The Australian economy may be slowing down after avoiding a recession for 25 years

Cash interest rates are at a record low for the Australian economy and house prices have gone up, as well as the nation’s debt-to-income ratio climbing up to 189% (according to the Reserve Bank of Australia).

These outcomes mean that the Australian citizens have less cash to spend on what they like, such as new cars and long-term investment goals, as more and more mortgages are proving to be a struggle for households, alongside high rental payments affecting both tourists and citizens in their property market.

This property news comes as a little worry for those who do have high mortgage payments to pay, as this leaves a lot of people with rocketing repayments and little equity in their homes. Many people are feeling the stress, with big commitments tying them down and witnessing next to no income growth.

A point that Digital Finance Analytics Principal Martin North said is that stressed households are more likely to spend their money at shops, which doesn’t offer future opportunities for people – if anything it can bring around more debt to repay and a vicious spending circle that nobody likes to be in.

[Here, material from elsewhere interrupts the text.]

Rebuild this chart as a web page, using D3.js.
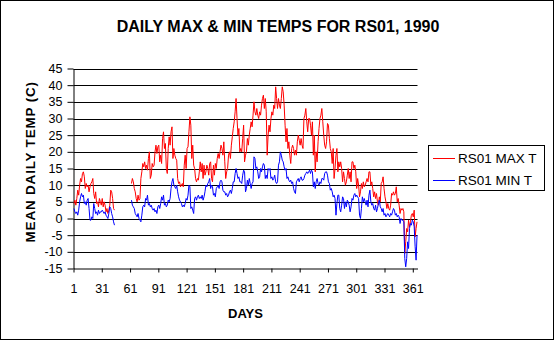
<!DOCTYPE html>
<html><head><meta charset="utf-8">
<script src="https://cdn.jsdelivr.net/npm/d3@7"></script>
<style>body{margin:0;background:#fff}svg{display:block}text{font-family:"Liberation Sans",Arial,sans-serif}</style>
</head><body><svg id="c" width="555" height="341"></svg>
<script>
const title = "DAILY MAX & MIN TEMPS FOR RS01, 1990";
const xTitle = "DAYS";
const yTitle = "MEAN DAILY TEMP (C)";
const seriesNames = ["RS01 MAX T", "RS01 MIN T"];
const xTickLabels = [1, 31, 61, 91, 121, 151, 181, 211, 241, 271, 301, 331, 361];
const yTicks = [-15, -10, -5, 0, 5, 10, 15, 20, 25, 30, 35, 40, 45];
const N = null;
const maxT = [
4.5,5.5,4,6,8.5,7,10,12,11,13.5,
14,12.5,9,10.5,9.5,10,8,9.5,10.5,11,
12,7.5,6,8,4.5,5,3.5,6,5,4,
6,3.5,5,4,2,3,1.5,2.5,4,8.5,
8,6,3,2.5,N,N,N,N,N,N,
N,N,N,N,N,N,N,N,N,N,
N,10.5,12,11,9,8,6,5,7,5.5,
6,12,14,16.5,15.5,17,15,16,14.5,18,
20,12,13,16.5,15.5,16,20,22,19.5,21.5,
22,17,19,16.5,24,26,21,22.5,15,13.5,
21,24.5,22,26,27.5,18,21,19,18,17.5,
12,10.5,11,9.5,10,10.5,9.5,16,19,15,
21,21.5,26,30.5,28,18,22,16,15,12,
11,12,11.5,14,17,14,16.5,12,16,13,
14,16,15,13,16.5,17,12,11,16,13,
16.5,15,18,19.5,18,20,22,21,19,23,
17,12,14,15,19,20,18,22,24.5,27,
29,32,36,30,25,27,20,21,20,24,
28,17,19,20,24,22,25,27,29,27.5,
31,35,32,31,33,31,30,32,31,34,
36,37,33,36,32,19,25,28,26,30,
32,31,34,33,39.5,36,33,36,34,33,
36,39.5,38,34,28,23,27,21,23,19,
16.5,21,22,21,19,20.5,19,23,25,23.5,
22,24,22,21,30,31,33,29,26,30,
30,28,25,29,19,25,14,20,17,23,
27,30,31,33,29,25,22,21,23,28.5,
28,24,21,20,16.5,21,12,15,19,21,
14,17,15.5,17,15,11,14,12,10,11,
13,15,12,14,11,17,17,15,16,14,
9,12,10,6.5,8,10.5,9,11,9.5,10,
11,12,11,14,14,10,11,9,6.5,8,
6,7.5,5,4,6.5,5,10.5,11,12.5,9,
6.5,5,3,4.5,3,2.5,4,7.5,7,8,
7,7.5,9.5,5,6,4,1.5,3,2.5,3,
2,-10.5,-7,-3,-4,-0.5,-2.5,-1,1,1.5,
0.5,2.5,-5.5,-3,-1
];
const minT = [
3,2,1.5,2,1,2.5,5,6.5,7.5,6.5,
7,4.5,5,4,5.5,6,3,-0.5,-0.5,0.5,
0,4.5,3,1.5,2,1,2.5,1.5,2,2,
2.5,2,1.5,2,1,0.5,0,1.5,3.5,3,
1.5,0.5,-1,-2,N,N,N,N,N,N,
N,N,N,N,N,N,N,N,N,N,
N,5.5,4,3.5,3,1.5,1,0.5,1.5,0,
-0.5,-1,1,3.5,4,3.5,6,5.5,7,4,
4.5,3.5,4,3,2.5,3,2,2.5,1.5,3.5,
4,3,4.5,6.5,5.5,7,4,4.5,3.5,4,
5.5,5,6,9,11,12,10,9.5,9,10,
8,6.5,5.5,5,4.5,3.5,4,3.5,4.5,6,
5.5,7,10,9.5,3,3.5,2.5,1.5,6,6.5,
5.5,6.5,7,6,6.5,6,7,5.5,6.5,8,
10,9.5,10.5,11,12,9,10,9.5,7,7.5,
6.5,9,9.5,10,9,11,11.5,11,8.5,8,
8,7,7.5,6.5,7,8,8.5,7.5,9,11,
11,13.5,15,13.5,12,12.5,11,11,10.5,13,
14.5,14,8,9,11.5,10,12,10.5,9,10.5,
11,18.5,18,15,15.5,14,12,12.5,15,14,
15.5,16.5,16,12,13,12,15,14.5,15,12,
12.5,11.5,12,13,11,10.5,11,16,17,20,
19,17.5,17,15.5,14.5,15,12,12.5,11.5,11,
11.5,10.5,11,9,8,7.5,11,11.5,12,11,
12,12.5,11.5,11.5,12,13,13.5,14,13.5,14,
14.5,13.5,14.5,14,9.5,11,9,11,12,10.5,
10,11,10.5,12,12,11.5,13.5,14,14,13,
11,10.5,8.5,9,8,6.5,7,6,1,4.5,
7,7,3,2,4,6.5,6,3,5,3.5,
5.5,5,4,2,3.5,6,5.5,7,7.5,6.5,
7,6.5,6,1,0,3,6.5,5,6,5,
4,5.5,3.5,7,8.5,5,4,4.5,3,2.5,
4,2,3,4.5,5.5,3.5,3,2,3,1,
1.5,0.5,1,1.5,1,0.5,1.5,1,2,3,
2.5,1,1.5,0.5,1,0.5,-1.5,0,-0.5,-0.5,
-1,-12,-14.5,-12,-7,-9,-3,-1.5,-2,-0.5,
-1,-2.5,-8.5,-12.5,-5
];
const days = d3.range(1, maxT.length + 1);
const colors = ["#ff0000", "#0000ff"];

const svg = d3.select("#c");
svg.append("rect").attr("x", 0.5).attr("y", 0.5).attr("width", 553).attr("height", 339)
  .attr("fill", "#fff").attr("stroke", "#000");

const x = d3.scaleLinear().domain([0.5, 365.5]).range([73.5, 417.5]);
const y = d3.scaleLinear().domain([-15, 45]).range([268.5, 68.5]);

// gridlines
svg.append("g").selectAll("line").data(yTicks.filter(v => v > -15)).join("line")
  .attr("x1", x(0.5)).attr("x2", x(365.5))
  .attr("y1", d => Math.round(y(d)) + 0.5).attr("y2", d => Math.round(y(d)) + 0.5)
  .attr("stroke", "#000").attr("stroke-width", 1);

// axes
const yAxis = svg.append("g").attr("transform", `translate(${x(0.5)},0)`)
  .call(d3.axisLeft(y).tickValues(yTicks).tickSize(6).tickSizeOuter(0).tickPadding(5).tickFormat(d => d));
yAxis.selectAll("text").attr("font-size", 12.5).attr("fill", "#000");
yAxis.selectAll("line,path").attr("stroke", "#000");

const xAxis = svg.append("g").attr("transform", `translate(0,${y(-15)})`)
  .call(d3.axisBottom(x).tickValues(xTickLabels.map(v => v - 0.5)).tickSize(4).tickSizeOuter(0).tickPadding(12)
    .tickFormat((d, i) => xTickLabels[i]));
xAxis.selectAll("text").attr("font-size", 12.5).attr("fill", "#000");
xAxis.selectAll("line,path").attr("stroke", "#000");

// series
const line = d3.line().defined(d => d[1] !== null).x(d => x(d[0])).y(d => y(d[1]));
[maxT, minT].forEach((s, i) => {
  svg.append("path").datum(days.map((d, j) => [d, s[j]]))
    .attr("d", line).attr("fill", "none").attr("stroke", colors[i]).attr("stroke-width", 1);
});

// titles
svg.append("text").attr("x", 278).attr("y", 32).attr("text-anchor", "middle")
  .attr("font-size", 16).attr("font-weight", "bold").text(title);
svg.append("text").attr("x", x(183)).attr("y", 318).attr("text-anchor", "middle")
  .attr("font-size", 13).attr("font-weight", "bold").text(xTitle);
svg.append("text").attr("transform", `translate(35,${y(17)}) rotate(-90)`).attr("text-anchor", "middle")
  .attr("font-size", 13.5).attr("font-weight", "bold").attr("letter-spacing", 0.8).text(yTitle);

// legend
const lg = svg.append("g");
lg.append("rect").attr("x", 428.5).attr("y", 145.5).attr("width", 116).attr("height", 45)
  .attr("fill", "#fff").attr("stroke", "#000");
seriesNames.forEach((n, i) => {
  const yy = 158.5 + i * 22;
  lg.append("line").attr("x1", 433).attr("x2", 455).attr("y1", yy).attr("y2", yy)
    .attr("stroke", colors[i]).attr("stroke-width", 1);
  lg.append("text").attr("x", 458).attr("y", yy).attr("dy", "0.36em")
    .attr("font-size", 13.5).text(n);
});
</script></body></html>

North predicts that 52,000 households risk default in the next 12 months and 23.4% of Australian families are enduring mortgage stresses. For a lot of people, income doesn’t even cover ongoing costs, hence why people are borrowing more from the banks, or if not the banks from family members and friends, finding any means possible.

In the meanwhile, growth in retail sales and other luxury consumerist markets are at all-time lows too, suggesting that the household area is under serious strain. There may be a consumption problem – Australian people have a tendency of borrowing to get themselves involved in the real estate market. However, this is accumulating debt and sparking problems in the long-haul for a lot of people. Excessive real estate borrowing is impacting the economy and the country as a whole.

The central bank is not willing to put up interest rates to calm the property market down, so it is very unknown what the future holds for the property market in Australia and the Australian economy.

Weak consumer spending seems to provide a big holdup on retailers’ performance, which is affecting this sector too. The sales have hardly grown over recent months and even online sales have slowed. Sales are flattening all round and house prices are going up. People’s mortgages may be stopping people from buying things in the retail market that they normally would, which is concerning a lot of businesses across the country

This property news is slightly concerning for real estate in Australia but the country’s citizens need to remain strong. Investors coming in to the country need to take advantage of the renting market and the high prices that the property is now selling for.

Let’s just hope that the Australian economy and property market can pick itself back up again, sooner than later.